Anyway. A two-socket Dell PowerEdge 2950 III machine configured almost identically–except it used 2.83 GHz Xeon E5440 quad-core processors–had a maximum performance of 305,413 ops/sec on the test at 99.7 percent of CPU and came in with a 682 overall ssj_ops/watt.
The best overall ssj_ops/watt that Fujitsu-Siemens put into the field so far is with a single-socket Primergy TX150 S6 server using a 2.4 GHz Xeon X3220 processor. This machine was rated at 143,742 ops/sec on the SPECpower_ssj2008 test, and came in with 667 overall ssj_ops/watt.

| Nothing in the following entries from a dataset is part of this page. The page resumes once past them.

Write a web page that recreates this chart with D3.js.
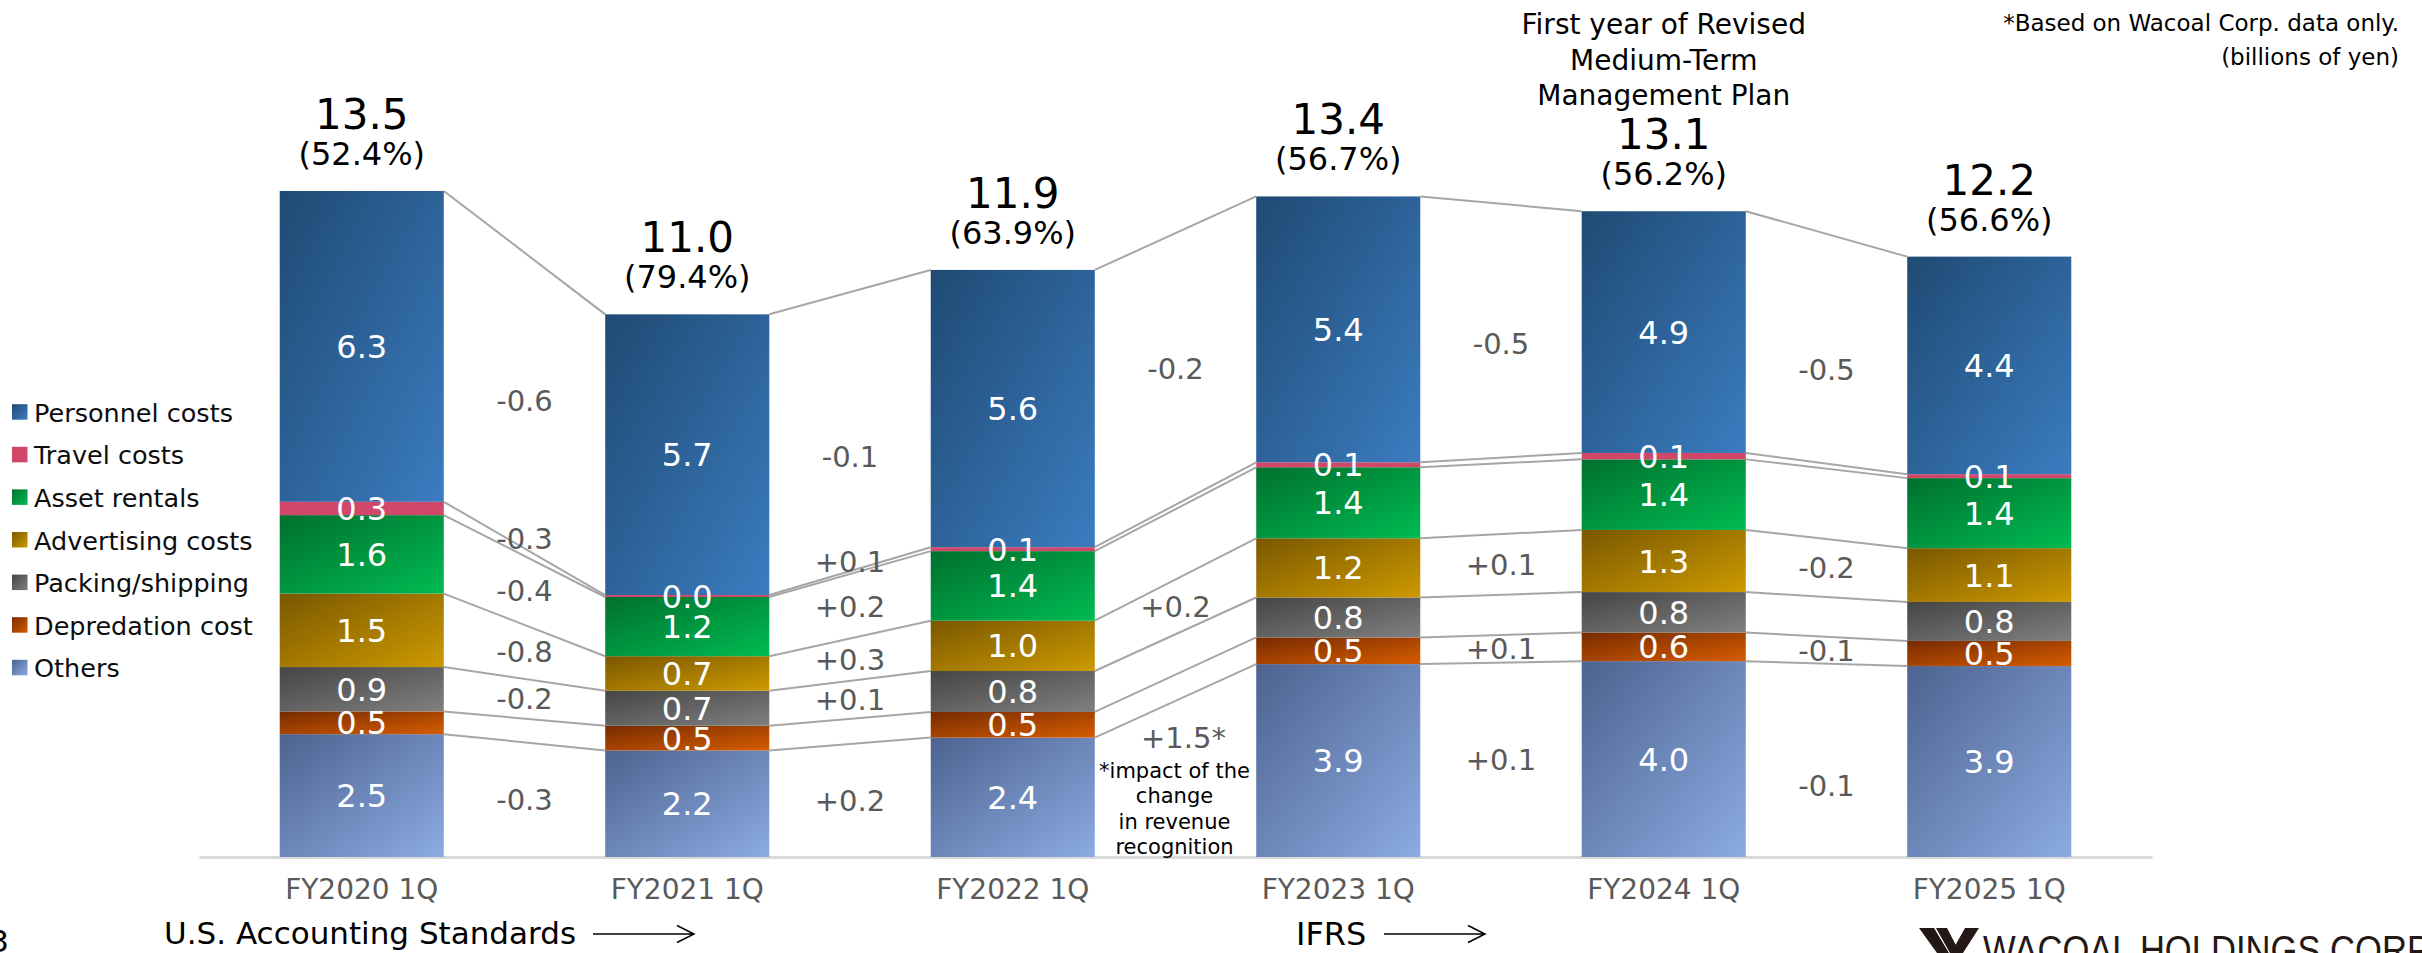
<!DOCTYPE html>
<meta charset="utf-8">
<style>
body { margin: 0; background: #fff; }
text { font-family: "DejaVu Sans", Verdana, sans-serif; }
</style>
<body>
<script src="https://d3js.org/d3.v7.min.js"></script>
<script>

// periods on the x axis
var periods = ["FY2020 1Q", "FY2021 1Q", "FY2022 1Q", "FY2023 1Q", "FY2024 1Q", "FY2025 1Q"];

// cost items (billions of yen)
var personnel    = [6.30, 5.69, 5.62, 5.39, 4.90, 4.41];
var travel       = [0.27, 0.04, 0.08, 0.10, 0.13, 0.08];
var asset        = [1.59, 1.20, 1.41, 1.44, 1.43, 1.42];
var advertising  = [1.49, 0.70, 1.02, 1.20, 1.26, 1.09];
var packing      = [0.90, 0.71, 0.83, 0.81, 0.82, 0.79];
var depreciation = [0.46, 0.50, 0.52, 0.54, 0.58, 0.51];
var others       = [2.49, 2.16, 2.42, 3.91, 3.97, 3.87];

// ratio shown under each total
var ratios = ["52.4%", "79.4%", "63.9%", "56.7%", "56.2%", "56.6%"];

// year-on-year changes written between the bars (null = no label)
var deltaPersonnel    = ["-0.6", "-0.1", "-0.2", "-0.5", "-0.5"];
var deltaTravel       = ["-0.3", "+0.1", null, null, null];
var deltaAsset        = ["-0.4", "+0.2", null, null, null];
var deltaAdvertising  = ["-0.8", "+0.3", "+0.2", "+0.1", "-0.2"];
var deltaPacking      = ["-0.2", "+0.1", null, null, null];
var deltaDepreciation = [null, null, null, "+0.1", "-0.1"];
var deltaOthers       = ["-0.3", "+0.2", "+1.5*", "+0.1", "-0.1"];

var legendNames = ["Personnel costs", "Travel costs", "Asset rentals", "Advertising costs",
                   "Packing/shipping", "Depredation cost", "Others"];

var W = 2422, H = 953;

// stacking order, bottom first
var keys = ["others", "depreciation", "packing", "advertising", "asset", "travel", "personnel"];
var values = {personnel: personnel, travel: travel, asset: asset, advertising: advertising,
              packing: packing, depreciation: depreciation, others: others};
var deltas = {personnel: deltaPersonnel, travel: deltaTravel, asset: deltaAsset,
              advertising: deltaAdvertising, packing: deltaPacking,
              depreciation: deltaDepreciation, others: deltaOthers};

// gradient colours (dark top-left -> light bottom-right)
var colors = {
  personnel:    ["#1f4a73", "#3b7cc0"],
  travel:       ["#d0476a", "#d0476a"],
  asset:        ["#00702e", "#00bb52"],
  advertising:  ["#7a5700", "#cc9a00"],
  packing:      ["#454545", "#808080"],
  depreciation: ["#772b00", "#d65c00"],
  others:       ["#4d6390", "#8babe2"]
};
var legendKeys = ["personnel", "travel", "asset", "advertising", "packing", "depreciation", "others"];

// small hand nudges for change labels that were moved to avoid overlaps (px)
var nudge = {"travel-0": -14, "personnel-1": 25, "travel-1": -11, "others-2": -41,
             "personnel-3": 13, "personnel-4": 21, "others-4": 25};

var data = periods.map(function(p, i) {
  var d = {period: p};
  keys.forEach(function(k) { d[k] = values[k][i]; });
  return d;
});

var svg = d3.select("body").append("svg")
    .attr("width", W)
    .attr("height", H);

var defs = svg.append("defs");
keys.forEach(function(k) {
  var g = defs.append("linearGradient")
      .attr("id", "grad-" + k)
      .attr("x1", 0).attr("y1", 0).attr("x2", 1).attr("y2", 1);
  g.append("stop").attr("offset", "0%").attr("stop-color", colors[k][0]);
  g.append("stop").attr("offset", "100%").attr("stop-color", colors[k][1]);
});

var x = d3.scaleBand()
    .domain(periods)
    .range([199, 2152])
    .paddingInner(0.496)
    .paddingOuter(0.248);

var y = d3.scaleLinear()
    .domain([0, 13.5])
    .range([857, 191]);

var stack = d3.stack().keys(keys)(data);
var fmt = d3.format(".1f");

// x axis
var xAxis = svg.append("g")
    .attr("transform", "translate(0,857)")
    .call(d3.axisBottom(x).tickSize(0).tickSizeOuter(0).tickPadding(22));
xAxis.select(".domain").attr("stroke", "#d9d9d9").attr("stroke-width", 3);
xAxis.selectAll("text")
    .attr("font-size", 28)
    .attr("fill", "#595959")
    .style("font-family", "'DejaVu Sans', Verdana, sans-serif");

// connector lines between the bars
var bw = x.bandwidth();
stack.forEach(function(layer) {
  for (var i = 0; i < periods.length - 1; i++) {
    svg.append("line")
        .attr("x1", x(periods[i]) + bw)
        .attr("y1", y(layer[i][1]))
        .attr("x2", x(periods[i + 1]))
        .attr("y2", y(layer[i + 1][1]))
        .attr("stroke", "#a6a6a6")
        .attr("stroke-width", 2);
  }
});

// stacked bars
svg.selectAll("g.layer")
    .data(stack)
  .enter().append("g")
    .attr("class", "layer")
    .attr("fill", function(l) { return "url(#grad-" + l.key + ")"; })
  .selectAll("rect")
    .data(function(l) { return l; })
  .enter().append("rect")
    .attr("x", function(d) { return x(d.data.period); })
    .attr("y", function(d) { return y(d[1]); })
    .attr("width", bw)
    .attr("height", function(d) { return y(d[0]) - y(d[1]); });

// segment labels
stack.forEach(function(layer) {
  svg.append("g").selectAll("text")
      .data(layer)
    .enter().append("text")
      .attr("x", function(d) { return x(d.data.period) + bw / 2; })
      .attr("y", function(d) { return (y(d[0]) + y(d[1])) / 2; })
      .attr("dy", "0.36em")
      .attr("text-anchor", "middle")
      .attr("font-size", 32)
      .attr("fill", "#fff")
      .text(function(d) { return fmt(d[1] - d[0]); });
});

// totals and ratios on top
var topLayer = stack[stack.length - 1];
topLayer.forEach(function(d, i) {
  var cx = x(d.data.period) + bw / 2;
  svg.append("text")
      .attr("x", cx).attr("y", y(d[1]) - 62)
      .attr("text-anchor", "middle")
      .attr("font-size", 42)
      .attr("fill", "#000")
      .text(fmt(d[1]));
  svg.append("text")
      .attr("x", cx).attr("y", y(d[1]) - 26)
      .attr("text-anchor", "middle")
      .attr("font-size", 32)
      .attr("fill", "#000")
      .text("(" + ratios[i] + ")");
});

// change labels between bars
stack.forEach(function(layer) {
  var k = layer.key;
  for (var i = 0; i < periods.length - 1; i++) {
    var t = deltas[k][i];
    if (!t) continue;
    var cx = (x(periods[i]) + bw + x(periods[i + 1])) / 2;
    var m1 = (y(layer[i][0]) + y(layer[i][1])) / 2;
    var m2 = (y(layer[i + 1][0]) + y(layer[i + 1][1])) / 2;
    var cy = (m1 + m2) / 2 + (nudge[k + "-" + i] || 0);
    var starred = t.indexOf("*") >= 0;
    svg.append("text")
        .attr("x", starred ? cx + 8 : cx).attr("y", cy)
        .attr("dy", "0.36em")
        .attr("text-anchor", "middle")
        .attr("font-size", 29)
        .attr("fill", "#595959")
        .text(t);
    if (starred) {
      var note = ["*impact of the", "change", "in revenue", "recognition"];
      svg.append("g").selectAll("text")
          .data(note)
        .enter().append("text")
          .attr("x", cx - 1)
          .attr("y", function(s, j) { return cy + 40 + j * 25.3; })
          .attr("text-anchor", "middle")
          .attr("font-size", 21)
          .attr("fill", "#000")
          .text(function(s) { return s; });
    }
  }
});

// legend
var legend = svg.append("g");
legendKeys.forEach(function(k, i) {
  var by = 421.7 + i * 42.6;
  legend.append("rect")
      .attr("x", 12).attr("y", by - 17.5)
      .attr("width", 15.5).attr("height", 15.5)
      .attr("fill", "url(#grad-" + k + ")");
  legend.append("text")
      .attr("x", 34).attr("y", by)
      .attr("font-size", 25.5)
      .attr("fill", "#0d0d0d")
      .text(legendNames[i]);
});

// notes at the top
var x5 = x(periods[4]) + bw / 2;
["First year of Revised", "Medium-Term", "Management Plan"].forEach(function(s, i) {
  svg.append("text")
      .attr("x", x5).attr("y", 34 + i * 35.5)
      .attr("text-anchor", "middle")
      .attr("font-size", 28)
      .attr("fill", "#000")
      .text(s);
});
svg.append("text")
    .attr("x", 2399).attr("y", 31)
    .attr("text-anchor", "end")
    .attr("font-size", 23)
    .attr("fill", "#000")
    .text("*Based on Wacoal Corp. data only.");
svg.append("text")
    .attr("x", 2399).attr("y", 65)
    .attr("text-anchor", "end")
    .attr("font-size", 23)
    .attr("fill", "#000")
    .text("(billions of yen)");

// accounting standards at the bottom
function arrow(x0, x1, yy) {
  svg.append("path")
      .attr("d", "M" + x0 + "," + yy + "H" + x1 + "M" + (x1 - 17) + "," + (yy - 8.5) +
                 "L" + x1 + "," + yy + "L" + (x1 - 17) + "," + (yy + 8.5))
      .attr("fill", "none")
      .attr("stroke", "#000")
      .attr("stroke-width", 1.5);
}
svg.append("text")
    .attr("x", 164).attr("y", 944)
    .attr("font-size", 31)
    .attr("fill", "#000")
    .text("U.S. Accounting Standards");
arrow(593, 694, 934);
svg.append("text")
    .attr("x", 1296).attr("y", 945)
    .attr("font-size", 32)
    .attr("fill", "#000")
    .text("IFRS");
arrow(1384, 1485, 934);

// page number (cut at the edge)
svg.append("text")
    .attr("x", 9).attr("y", 952)
    .attr("text-anchor", "end")
    .attr("font-size", 31)
    .attr("fill", "#000")
    .text("3");

// company logo (cut at the bottom)
svg.append("path")
    .attr("d", "M1919,928H1934L1949,953H1937Z M1936,928H1947L1960,953H1950Z M1965,928H1979L1963,953H1951Z")
    .attr("fill", "#231815");
svg.append("text")
    .attr("x", 1983).attr("y", 964)
    .attr("font-size", 41)
    .attr("textLength", 447)
    .attr("lengthAdjust", "spacingAndGlyphs")
    .attr("fill", "#231815")
    .style("font-family", "'Liberation Sans Narrow', 'Liberation Sans', Arial, sans-serif")
    .text("WACOAL HOLDINGS CORP");

</script>
</body>
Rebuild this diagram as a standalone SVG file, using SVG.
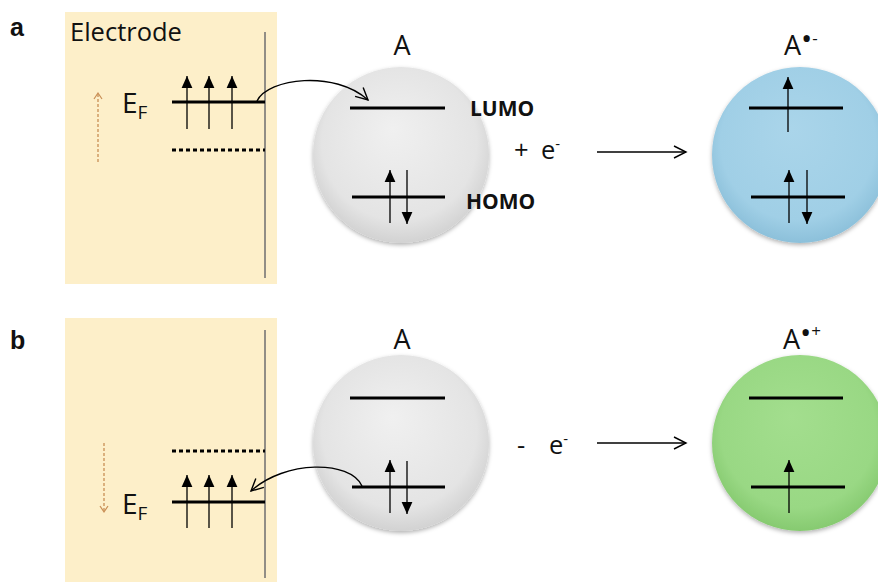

Demonstrating how badly AMD needs quad-core “Barcelona” Opterons in the field, a two-socket CX2266-N2 server made by Colfax International using 2.4 GHz Opteron 2216 HE–these are the energy efficient Opterons–did only 95,853 ops/sec on the test running Novell‘s SUSE Linux Enterprise Server 10 SP1 and the JRockit JVM; this machine had 16 GB of DDR2 main memory. This server drew roughly the same power as the Xeon boxes above, but its significantly reduced performance gave it a very low 203 overall ssj_ops/watt. A two-socket server tested by Intel and made by Super Micro using Intel’s dual-core “Woodcrest” Xeon 5160 chips–now two generations behind the new power-efficient “Penryn” Xeons–running at 3.6 GHz, came in at 338 overall ssj_ops/watt, while the same board equipped with low-voltage Xeon L5335 quad-core “Clovertowns” delivered 468 overall ssj_ops/watt.
IBM and Sun have not yet put out benchmark results on their systems. IBM’s previous generations of Power-based machinery are not exactly power-efficient, even if they are powerful (in terms of transaction throughput), but with the Power6 designs, IBM has done a lot of work throttling power consumption. So it will be interesting to see what happens with Power6 iron on this test. And Sun, with all of its talk about how the Sparc T1 and T2 chips are the most efficient processors in their performance class should have been first out with tests, and it will be equally interesting to see how its machinery pans out on the SPECpower_ssj2008 test.
The SPECpower_ssj2008 is available immediately from SPEC for $1,600. Non-profit and educational institutions can get the test source code at a discount, as always.